There are a few options here:
1. James was wrong and was being legalistic.
The apostles are not perfect so recording this in the book of Acts is not an endorsement of the stipulations. After all, didn’t Peter have similar scruples that Paul had to confront (Gal. 2:11-14)?
- It is hard to see why Luke would have included this if it were not a legitimate pronouncement.
- Acts 15:22 says that this “seemed good to all the Apostles and elders”. This would include Paul.
- Is seems to still be in practice many years later (Acts 21:25).
2. James was right, but this was only one of those confusing “transitional” or timely issue in the book of Acts.
In other words, like so many confusing transitional occurences like the instant death of Ananias and Sapphria (Acts 5:1-10), the post belief baptism of the Holy Spirit (Acts 19:2-6), and Peter’s replacement of Judas (Acts 1:15-26), this was not meant to be normative.
- The idea of “transitional” issues in the book of Acts, while necessarily present, is hard to be definite about, especially with this issue.
- It is hard to see how abstaining from sexual immorality is a transitional or timely issue.
3. James was right and these stipulations still apply to believers today.
This would mean that the four requirements were not merely descriptive of what was going then, but prescriptive to all believers of all times. We are not to eat meat sacrificed to idols, eat or drink blood, eat anything that has been strangled, and abstain from sexual immorality.

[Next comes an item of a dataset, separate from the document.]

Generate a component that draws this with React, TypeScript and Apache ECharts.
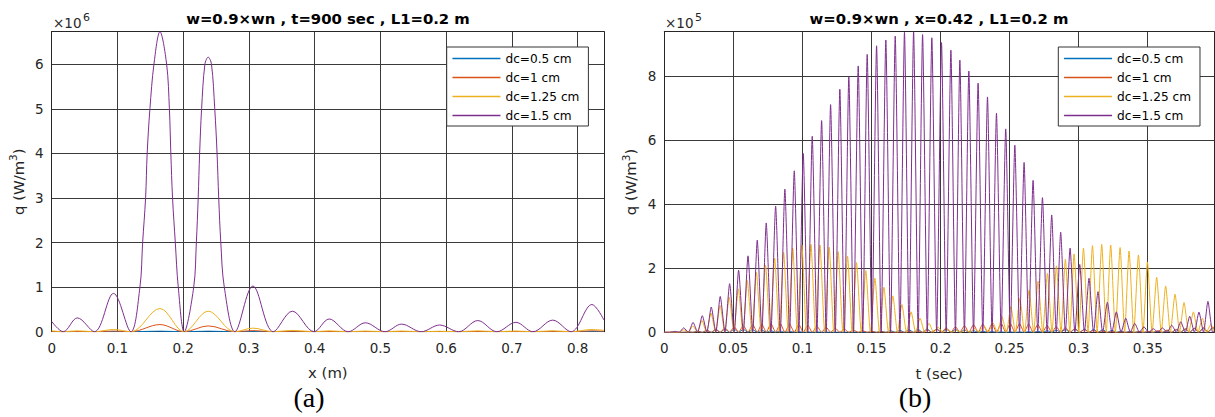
import React, { useEffect, useRef } from "react";
import * as echarts from "echarts";

// ---------------- Panel (a): q along x at t = 900 s (values in 1e6 W/m^3)
const aTroughX = [0.0176, 0.065, 0.1205, 0.2015, 0.2786, 0.337, 0.399, 0.451, 0.507, 0.562, 0.619, 0.677, 0.732, 0.79];
const aPeakX = [0.039, 0.094, 0.1646, 0.238, 0.306, 0.366, 0.422, 0.477, 0.532, 0.59, 0.648, 0.706, 0.762, 0.8216];
const aEndX = [0, 0.84];
const aPurplePeaks = [0.31, 0.86, 6.73, 6.16, 1.025, 0.46, 0.285, 0.2, 0.17, 0.15, 0.25, 0.21, 0.26, 0.61];
const aPurpleEnds = [0.23, 0.26];
const aPurpleShoulders = [
  [0.1342, 1], [0.1383, 2], [0.1428, 3], [0.1452, 4], [0.1494, 5], [0.1555, 6],
  [0.1748, 6], [0.179, 5], [0.1812, 4], [0.1838, 3], [0.188, 2], [0.1925, 1],
  [0.216, 1], [0.22, 2], [0.2228, 3], [0.225, 4], [0.228, 5], [0.233, 6],
  [0.243, 6], [0.248, 5], [0.2515, 4], [0.254, 3], [0.2572, 2], [0.2625, 1],
];
const aYellowPeaks = [0.02, 0.05, 0.52, 0.46, 0.08, 0.03, 0.02, 0.015, 0.015, 0.01, 0.02, 0.015, 0.02, 0.05];
const aYellowEnds = [0.02, 0.03];
const aOrangePeaks = [0.005, 0.015, 0.16, 0.13, 0.025, 0.01, 0.005, 0.005, 0.005, 0.005, 0.005, 0.005, 0.008, 0.02];
const aOrangeEnds = [0.005, 0.01];
const aBluePeaks = [0.002, 0.004, 0.012, 0.012, 0.004, 0.002, 0.002, 0.002, 0.002, 0.002, 0.002, 0.002, 0.002, 0.004];
const aBlueEnds = [0.002, 0.003];

// ---------------- Panel (b): q in time at x = 0.42 (values in 1e5 W/m^3)
const bEndT = [0, 0.398];
const bPeakT = [0.0075, 0.014, 0.0208, 0.0275, 0.034, 0.0405, 0.0473, 0.0538, 0.0606, 0.0673, 0.0738, 0.0806, 0.0873, 0.0941, 0.1006, 0.1071, 0.1139, 0.1204, 0.1271, 0.1336, 0.1404, 0.1469, 0.1537, 0.1604, 0.1672, 0.1739, 0.1805, 0.187, 0.1937, 0.2007, 0.2075, 0.214, 0.2205, 0.2272, 0.234, 0.2405, 0.2472, 0.2538, 0.2605, 0.267, 0.2738, 0.2805, 0.287, 0.2938, 0.3008, 0.3075, 0.314, 0.3208, 0.3273, 0.3341, 0.3406, 0.3473, 0.3541, 0.3606, 0.3674, 0.3739, 0.3804, 0.3871, 0.3936];
const bTroughT = [0.004, 0.0108, 0.0174, 0.0241, 0.0308, 0.0373, 0.0439, 0.0506, 0.0572, 0.064, 0.0706, 0.0772, 0.084, 0.0907, 0.0974, 0.1039, 0.1105, 0.1172, 0.1238, 0.1304, 0.137, 0.1437, 0.1503, 0.157, 0.1638, 0.1706, 0.1772, 0.1838, 0.1904, 0.1972, 0.2041, 0.2108, 0.2173, 0.2239, 0.2306, 0.2373, 0.2439, 0.2505, 0.2572, 0.2638, 0.2704, 0.2772, 0.2838, 0.2904, 0.2973, 0.3042, 0.3108, 0.3174, 0.3241, 0.3307, 0.3374, 0.344, 0.3507, 0.3574, 0.364, 0.3707, 0.3772, 0.3838, 0.3904, 0.397];
const bPurplePeaks = [0.03, 0.14, 0.31, 0.52, 0.79, 1.12, 1.52, 1.94, 2.39, 2.88, 3.42, 3.95, 4.48, 5.05, 5.59, 6.13, 6.62, 7.12, 7.6, 7.99, 8.33, 8.69, 8.96, 9.14, 9.26, 9.38, 9.4, 9.31, 9.21, 9.06, 8.82, 8.51, 8.17, 7.79, 7.36, 6.85, 6.36, 5.85, 5.31, 4.75, 4.21, 3.67, 3.13, 2.63, 2.12, 1.69, 1.27, 0.94, 0.64, 0.44, 0.28, 0.17, 0.11, 0.14, 0.22, 0.33, 0.5, 0.63, 0.97];
const bPurpleEnds = [0, 0.03];
const bYellowPeakT = [0.0075, 0.0141, 0.0207, 0.0272, 0.0338, 0.0404, 0.047, 0.0536, 0.0601, 0.0667, 0.0733, 0.0799, 0.0864, 0.093, 0.0996, 0.1062, 0.1127, 0.1194, 0.1259, 0.1327, 0.1392, 0.1459, 0.1525, 0.159, 0.1655, 0.172, 0.1787, 0.1852, 0.1917, 0.1983, 0.2049, 0.2115, 0.2181, 0.2247, 0.2313, 0.2379, 0.2444, 0.2509, 0.2574, 0.2641, 0.2706, 0.2774, 0.2839, 0.2904, 0.2967, 0.3035, 0.31, 0.3167, 0.3232, 0.33, 0.3365, 0.3433, 0.3498, 0.3565, 0.363, 0.3698, 0.3763, 0.3831, 0.3896, 0.3956];
const bYellowTroughT = [0.0042, 0.0108, 0.0174, 0.024, 0.0305, 0.0371, 0.0437, 0.0503, 0.0569, 0.0634, 0.07, 0.0766, 0.0832, 0.0897, 0.0963, 0.1029, 0.1095, 0.1161, 0.1227, 0.1293, 0.136, 0.1426, 0.1492, 0.1558, 0.1623, 0.1688, 0.1754, 0.182, 0.1885, 0.195, 0.2016, 0.2082, 0.2148, 0.2214, 0.228, 0.2346, 0.2412, 0.2477, 0.2542, 0.2608, 0.2674, 0.274, 0.2807, 0.2872, 0.2936, 0.3001, 0.3068, 0.3134, 0.32, 0.3266, 0.3333, 0.3399, 0.3466, 0.3532, 0.3598, 0.3664, 0.3731, 0.3797, 0.3864, 0.3926];
const bYellowPeaks = [0.01, 0.08, 0.2, 0.37, 0.6, 0.84, 1.1, 1.36, 1.62, 1.87, 2.1, 2.32, 2.5, 2.63, 2.73, 2.75, 2.73, 2.66, 2.52, 2.38, 2.18, 1.93, 1.69, 1.41, 1.14, 0.87, 0.64, 0.44, 0.28, 0.16, 0.09, 0.06, 0.07, 0.12, 0.2, 0.3, 0.49, 0.8, 1.06, 1.32, 1.6, 1.84, 2.08, 2.28, 2.45, 2.63, 2.71, 2.75, 2.73, 2.65, 2.54, 2.42, 2.2, 1.72, 1.45, 1.19, 0.93, 0.64, 0.44, 0.25];
const bYellowEnds = [0, 0.03];
const bOrangeHumps = [0, 0, 0.01, 0.03, 0.06, 0.1, 0.14, 0.18, 0.21, 0.24, 0.26, 0.27, 0.27, 0.26, 0.25, 0.22, 0.19, 0.16, 0.13, 0.1, 0.07, 0.05, 0.03, 0.02, 0.01, 0.01, 0.02, 0.04, 0.07, 0.1, 0.14, 0.18, 0.21, 0.24, 0.26, 0.27, 0.28, 0.28, 0.27, 0.26, 0.24, 0.21, 0.18, 0.15, 0.12, 0.09, 0.06, 0.04, 0.02, 0.01, 0.01, 0.02, 0.03, 0.05, 0.07, 0.09, 0.11, 0.13, 0.15, 0.16];
const bOrangeEnds = [0, 0.15];
const bBlueHumps = [0, 0, 0.01, 0.03, 0.06, 0.08, 0.1, 0.1, 0.09, 0.08, 0.07, 0.05, 0.04, 0.03, 0.02, 0.01, 0.01, 0.005, 0.005, 0.005, 0.01, 0.01, 0.02, 0.03, 0.05, 0.06, 0.08, 0.09, 0.1, 0.1, 0.1, 0.09, 0.07, 0.05, 0.03, 0.02, 0.01, 0.01, 0.01, 0.02, 0.03, 0.05, 0.07, 0.09, 0.1, 0.1, 0.09, 0.08, 0.06, 0.04, 0.03, 0.02, 0.02, 0.03, 0.05, 0.08, 0.1, 0.12, 0.13, 0.13];
const bBlueEnds = [0, 0.12];

const seriesNames = ["dc=0.5 cm", "dc=1 cm", "dc=1.25 cm", "dc=1.5 cm"];
const seriesColors = ["#0072BD", "#D95319", "#EDB120", "#7E2F8E"];

const FONT = "'DejaVu Sans', sans-serif";
const TXT = "#262626";
const GRIDC = "#3a3a3a";

const pairs = (ts: number[], vs: number[]) => ts.map((t, i) => [t, vs[i]]);
const zeroAt = (ts: number[]) => ts.map((t) => [t, 0]);
const merge = (...lists: number[][][]) => lists.flat().sort((p, q) => p[0] - q[0]);
const fmt = (v: number) => String(Number(v.toFixed(4)));

function axisX(gridIndex: number, max: number, interval: number, name: string) {
  return {
    type: "value", gridIndex, min: 0, max, interval, position: "bottom",
    name, nameLocation: "middle", nameGap: 34,
    nameTextStyle: { fontFamily: FONT, fontSize: 14.85, color: TXT },
    axisLine: { show: true, onZero: false, lineStyle: { color: TXT, width: 1 } },
    axisTick: { show: false },
    axisLabel: { fontFamily: FONT, fontSize: 13.5, color: TXT, margin: 9, showMaxLabel: false, formatter: fmt },
    splitLine: { show: true, lineStyle: { color: GRIDC, width: 1 } },
  };
}
function axisXTop(gridIndex: number, max: number) {
  return {
    type: "value", gridIndex, min: 0, max, position: "top",
    axisLine: { show: true, onZero: false, lineStyle: { color: TXT, width: 1 } },
    axisTick: { show: false }, axisLabel: { show: false }, splitLine: { show: false },
  };
}
function axisY(gridIndex: number, max: number, interval: number) {
  return {
    type: "value", gridIndex, min: 0, max, interval, position: "left",
    name: "{a|q (W/m}{s|3}{a|)}", nameLocation: "middle", nameGap: 22, nameRotate: 90,
    nameTextStyle: {
      rich: {
        a: { fontFamily: FONT, fontSize: 14.85, color: TXT, lineHeight: 22 },
        s: { fontFamily: FONT, fontSize: 10.5, color: TXT, lineHeight: 12, verticalAlign: "top" },
      },
    },
    axisLine: { show: true, onZero: false, lineStyle: { color: TXT, width: 1 } },
    axisTick: { show: false },
    axisLabel: { fontFamily: FONT, fontSize: 13.5, color: TXT, margin: 8, showMaxLabel: false, formatter: fmt },
    splitLine: { show: true, lineStyle: { color: GRIDC, width: 1 } },
  };
}
function axisYRight(gridIndex: number, max: number) {
  return {
    type: "value", gridIndex, min: 0, max, position: "right",
    axisLine: { show: true, onZero: false, lineStyle: { color: TXT, width: 1 } },
    axisTick: { show: false }, axisLabel: { show: false }, splitLine: { show: false },
  };
}
function legendAt(left: number) {
  return {
    orient: "vertical", left, top: 47, itemWidth: 48, itemHeight: 12, itemGap: 7,
    padding: [5.5, 9, 4.5, 5], borderColor: "#333", borderWidth: 1, backgroundColor: "#fff",
    selectedMode: false, textStyle: { fontFamily: FONT, fontSize: 12.15, color: "#000" },
    lineStyle: { width: 1.5 }, data: seriesNames,
  };
}

export default function App() {
  const ref = useRef<HTMLDivElement>(null);
  useEffect(() => {
    if (!ref.current) return;
    const chart = echarts.init(ref.current, undefined, { renderer: "svg" });

    const aData = [
      merge(pairs(aEndX, aBlueEnds), zeroAt(aTroughX), pairs(aPeakX, aBluePeaks)),
      merge(pairs(aEndX, aOrangeEnds), zeroAt(aTroughX), pairs(aPeakX, aOrangePeaks)),
      merge(pairs(aEndX, aYellowEnds), zeroAt(aTroughX), pairs(aPeakX, aYellowPeaks)),
      merge(pairs(aEndX, aPurpleEnds), zeroAt(aTroughX), pairs(aPeakX, aPurplePeaks), aPurpleShoulders),
    ];
    const bData = [
      merge(pairs(bEndT, bBlueEnds), pairs(bTroughT, bBlueHumps), zeroAt(bPeakT)),
      merge(pairs(bEndT, bOrangeEnds), pairs(bTroughT, bOrangeHumps), zeroAt(bPeakT)),
      merge(pairs(bEndT, bYellowEnds), zeroAt(bYellowTroughT), pairs(bYellowPeakT, bYellowPeaks)),
      merge(pairs(bEndT, bPurpleEnds), zeroAt(bTroughT), pairs(bPeakT, bPurplePeaks)),
    ];

    const series: any[] = [];
    aData.forEach((d, i) =>
      series.push({
        type: "line", name: seriesNames[i], data: d, xAxisIndex: 0, yAxisIndex: 0,
        symbol: "line", showSymbol: false, smooth: 0.35, lineStyle: { width: 1, color: seriesColors[i] },
        itemStyle: { color: seriesColors[i] },
      })
    );
    bData.forEach((d, i) =>
      series.push({
        type: "line", name: seriesNames[i], data: d, xAxisIndex: 2, yAxisIndex: 2,
        symbol: "line", showSymbol: false, smooth: 0.2, lineStyle: { width: 1, color: seriesColors[i] },
        itemStyle: { color: seriesColors[i] },
      })
    );

    const txt = (x: number, y: number, text: string, size: number, extra: any = {}) => ({
      type: "text", x, y, silent: true,
      style: { text, fontFamily: FONT, fontSize: size, fill: TXT, textAlign: "left", textVerticalAlign: "middle", ...extra },
    });

    chart.setOption({
      animation: false,
      backgroundColor: "#fff",
      grid: [
        { left: 51.7, top: 31.7, width: 552.3, height: 300 },
        { left: 664.3, top: 31.7, width: 549.7, height: 300.6 },
      ],
      xAxis: [axisX(0, 0.84, 0.1, "x (m)"), axisXTop(0, 0.84), axisX(1, 0.398, 0.05, "t (sec)"), axisXTop(1, 0.398)],
      yAxis: [axisY(0, 6.73, 1), axisYRight(0, 6.73), axisY(1, 9.4, 2), axisYRight(1, 9.4)],
      legend: [legendAt(446.7), legendAt(1058.3)],
      series,
      graphic: [
        txt(328, 19, "w=0.9×wn , t=900 sec , L1=0.2 m", 14.85, { fontWeight: "bold", fill: "#000", textAlign: "center" }),
        txt(939, 19, "w=0.9×wn , x=0.42 , L1=0.2 m", 14.85, { fontWeight: "bold", fill: "#000", textAlign: "center" }),
        txt(53, 23, "×10", 13.5),
        txt(83, 17.5, "6", 11),
        txt(665, 23, "×10", 13.5),
        txt(695, 17.5, "5", 11),
        txt(309, 397, "(a)", 28, { fontFamily: "'Liberation Serif', serif", fill: "#000", textAlign: "center" }),
        txt(915, 397, "(b)", 28, { fontFamily: "'Liberation Serif', serif", fill: "#000", textAlign: "center" }),
      ],
    });
    return () => chart.dispose();
  }, []);
  return <div ref={ref} style={{ position: "absolute", left: 0, top: 0, width: 1215, height: 417 }} />;
}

- It seems to be placing the yoke of a modified law upon all people.
- Paul has no problem with eating meat sacrificed to idols, even calling those who do as “weak” (Rom. 14; see also 1 Cor. 8:4-8).
- I would not be able to enjoy my steak.
4. James was not being legalistic nor transitional, but practical for the sake of fellowship.
These stipulations are included because the issue, at this point, was not a definition of the Gospel, but a way to make fellowship between the believing Gentiles and the believing Jews in Antioch more attainable during the current crisis. While James did not encourage the Gentiles to be circumcised, he did encourage them to keep from being ceremonially defiled. The reason why these four things are singled out is due to the fact that they were particularly heinous to the Jews, making fellowship almost impossible. Therefore James lays down these four things not because of his own scruples, but because of the scruples of the Jews.
- This would make sense of the meat sacrificed to idols, blood, things strangled, but would not make sense with the issue of sexual immorality. How is this a ceremonial thing? It is a moral thing.
- Considering the teachings of Paul on the subject of meat sacrificed to idols, it is hard to see how he would have stood in approval of such a cyclical admonishment which has the potential of obscuring the Gospel of grace.
What do you think? The first is what I was taught long ago. The last is the position taken by most commentators.